Beliefs: Why I’m not a Presbyterian
: I was raised a Presbyterian. My sister, of whom I am quite proud, is a Presbyterian minister. But I’m not a Presbyterian anymore and here is the main reason why. Once again, the Presbyterians have voted to forbid the ordination of gays.

What sanctimonious bigots they are.

I left the church 25 years ago, offended by the un-Christian backbiting I found in my congregation then, and I returned only because I had children and wanted to give them the choice I had. We tried two Presbyterian churches but they were ruled by more spiteful backbiting that was abetted by the bureaucrats in the denomination’s heirarchy; at one of them, as I said the other day, I was attacked for liking Cheers because it had sex. But worse than anything, I found that one of the congregation’s leading bodies had voted to oppose gays in the ministry; they went out of their way to do this. I called the minister a bigot and quit. I refused to raise my children in this atmosphere of hate.

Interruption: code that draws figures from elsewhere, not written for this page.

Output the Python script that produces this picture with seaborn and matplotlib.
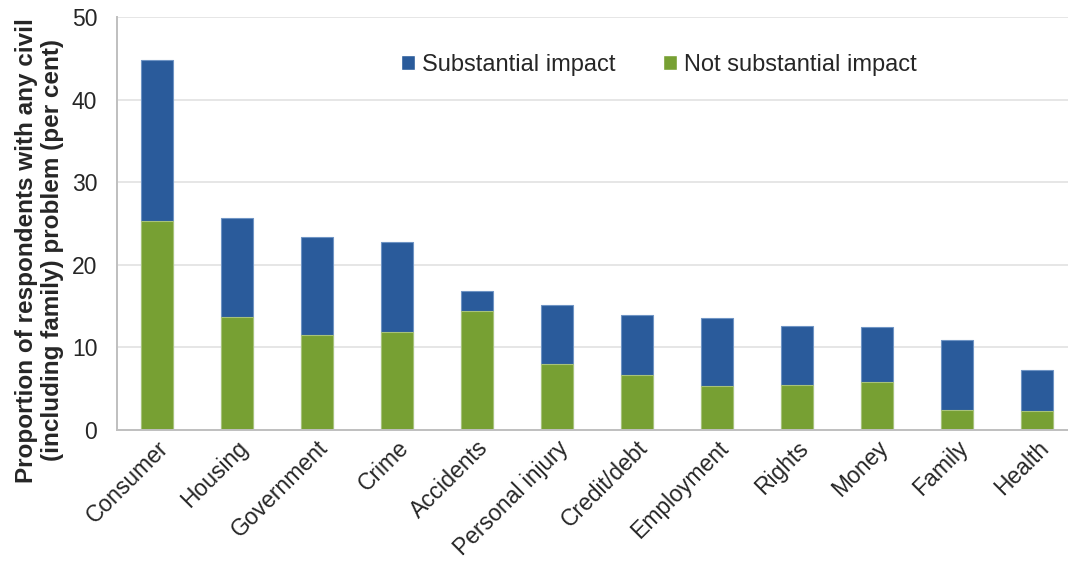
import matplotlib
matplotlib.use("Agg")
import matplotlib.pyplot as plt
from matplotlib.patches import Patch
import seaborn as sns

# Du lieu doc tu hinh goc (per cent)
categories = ["Consumer", "Housing", "Government", "Crime", "Accidents",
              "Personal injury", "Credit/debt", "Employment", "Rights",
              "Money", "Family", "Health"]
not_substantial = [25.3, 13.7, 11.5, 11.8, 14.4, 8.0, 6.6, 5.25, 5.45, 5.8, 2.4, 2.2]
substantial = [19.5, 11.9, 11.8, 10.9, 2.4, 7.1, 7.3, 8.25, 7.15, 6.6, 8.5, 5.0]

BLUE = "#2A5B9B"
GREEN = "#77A033"

sns.set_style("white")
plt.rcParams["font.family"] = ["Liberation Sans", "DejaVu Sans"]

totals = [a + b for a, b in zip(not_substantial, substantial)]

fig = plt.figure(figsize=(10.68, 5.74), dpi=100)
ax = fig.add_axes([0.1093, 0.2517, 0.8989, 0.7182])

# tong (xanh duong) roi phan khong dang ke (xanh la) de len tren
sns.barplot(x=categories, y=totals, color=BLUE, width=0.4, saturation=1,
            edgecolor="#6F94C4", linewidth=0.8, ax=ax)
sns.barplot(x=categories, y=not_substantial, color=GREEN, width=0.4, saturation=1,
            edgecolor="#A7C27A", linewidth=0.8, ax=ax)

ax.set_xlim(-0.5, 11.5)
ax.set_ylim(0, 50)
ax.set_yticks(range(0, 51, 10))
ax.yaxis.grid(True, color="#E6E6E6", linewidth=1.4)
ax.set_axisbelow(True)

for side in ["top", "right"]:
    ax.spines[side].set_visible(False)
for side in ["left", "bottom"]:
    ax.spines[side].set_color("#BFBFBF")
    ax.spines[side].set_linewidth(1.4)

# vach chia giua cac nhom tren truc x
ax.set_xticks([i + 0.5 for i in range(-1, 12)], minor=True)
ax.tick_params(axis="x", which="minor", length=6, width=1.4, color="#BFBFBF", direction="out")
ax.tick_params(axis="x", which="major", length=0, pad=5)
ax.tick_params(axis="y", length=6, width=1.4, color="#BFBFBF", direction="out", pad=8)
ax.set_xticks(range(len(categories)))
ax.set_xticklabels(categories, rotation=45, ha="right", rotation_mode="anchor", fontsize=16.5)
for lbl in ax.get_yticklabels():
    lbl.set_fontsize(16.5)

ax.set_ylabel("Proportion of respondents with any civil\n(including family) problem (per cent)",
              fontsize=17.5, fontweight="bold", linespacing=1.15)
ax.yaxis.set_label_coords(-0.055, 0.435)
ax.set_xlabel("")

handles = [Patch(facecolor=BLUE, label="Substantial impact"),
           Patch(facecolor=GREEN, label="Not substantial impact")]
fig.legend(handles=handles, loc="center", bbox_to_anchor=(0.617, 0.887), ncol=2,
           frameon=False, fontsize=17, handlelength=0.6, handleheight=0.6,
           handletextpad=0.3, columnspacing=2.0)

fig.savefig("out.png", dpi=100)
plt.close(fig)
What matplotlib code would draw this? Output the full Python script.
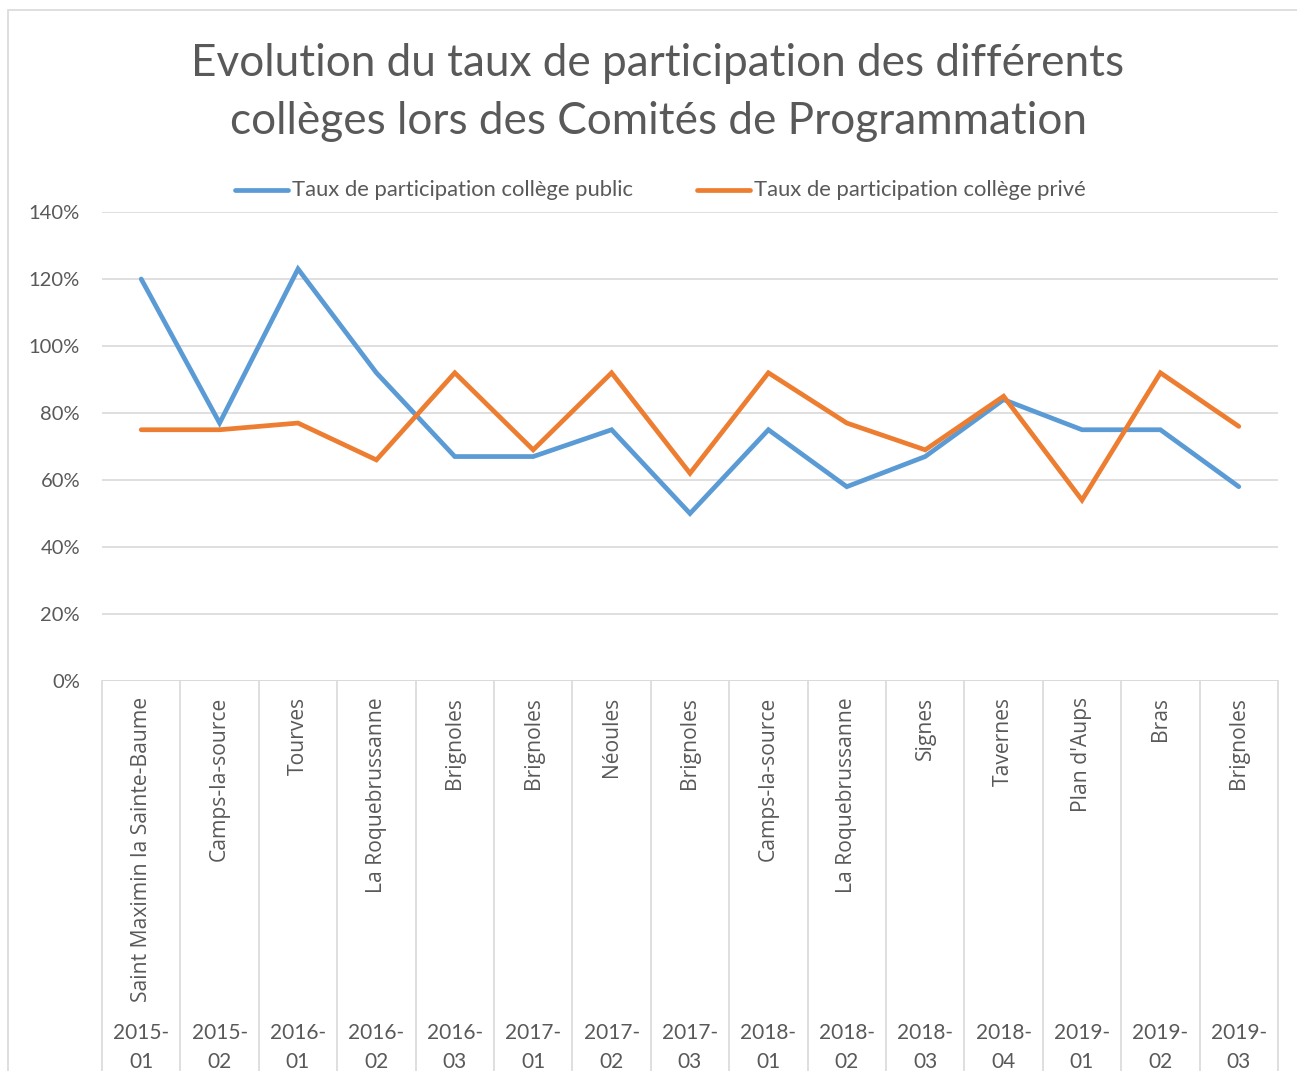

We searched around and found a Congregational church where people are allowed to believe what they believe, where hate is not preached.

: Ted Barlow on religon and homosexuality (the post begins, “Kevin’s…).

: Missouri Synod Lutherans are worse. They don’t want to pray with nonlutherans. As if God is a religious bigot.

: Speaking of religious bigots, here we have Pat Robertson on Muslims. Not that he’s all wrong this time…

Beliefs: Starbucks and yoga
: I great line from Tim Russert in an otherwise foolish column by William Powers in the National Journal: “Russert quoted from something he’d recently read, a remark by a young woman who said: ‘I haven’t been to church in a long, long time, but Starbucks and yoga just doesn’t do it anymore.’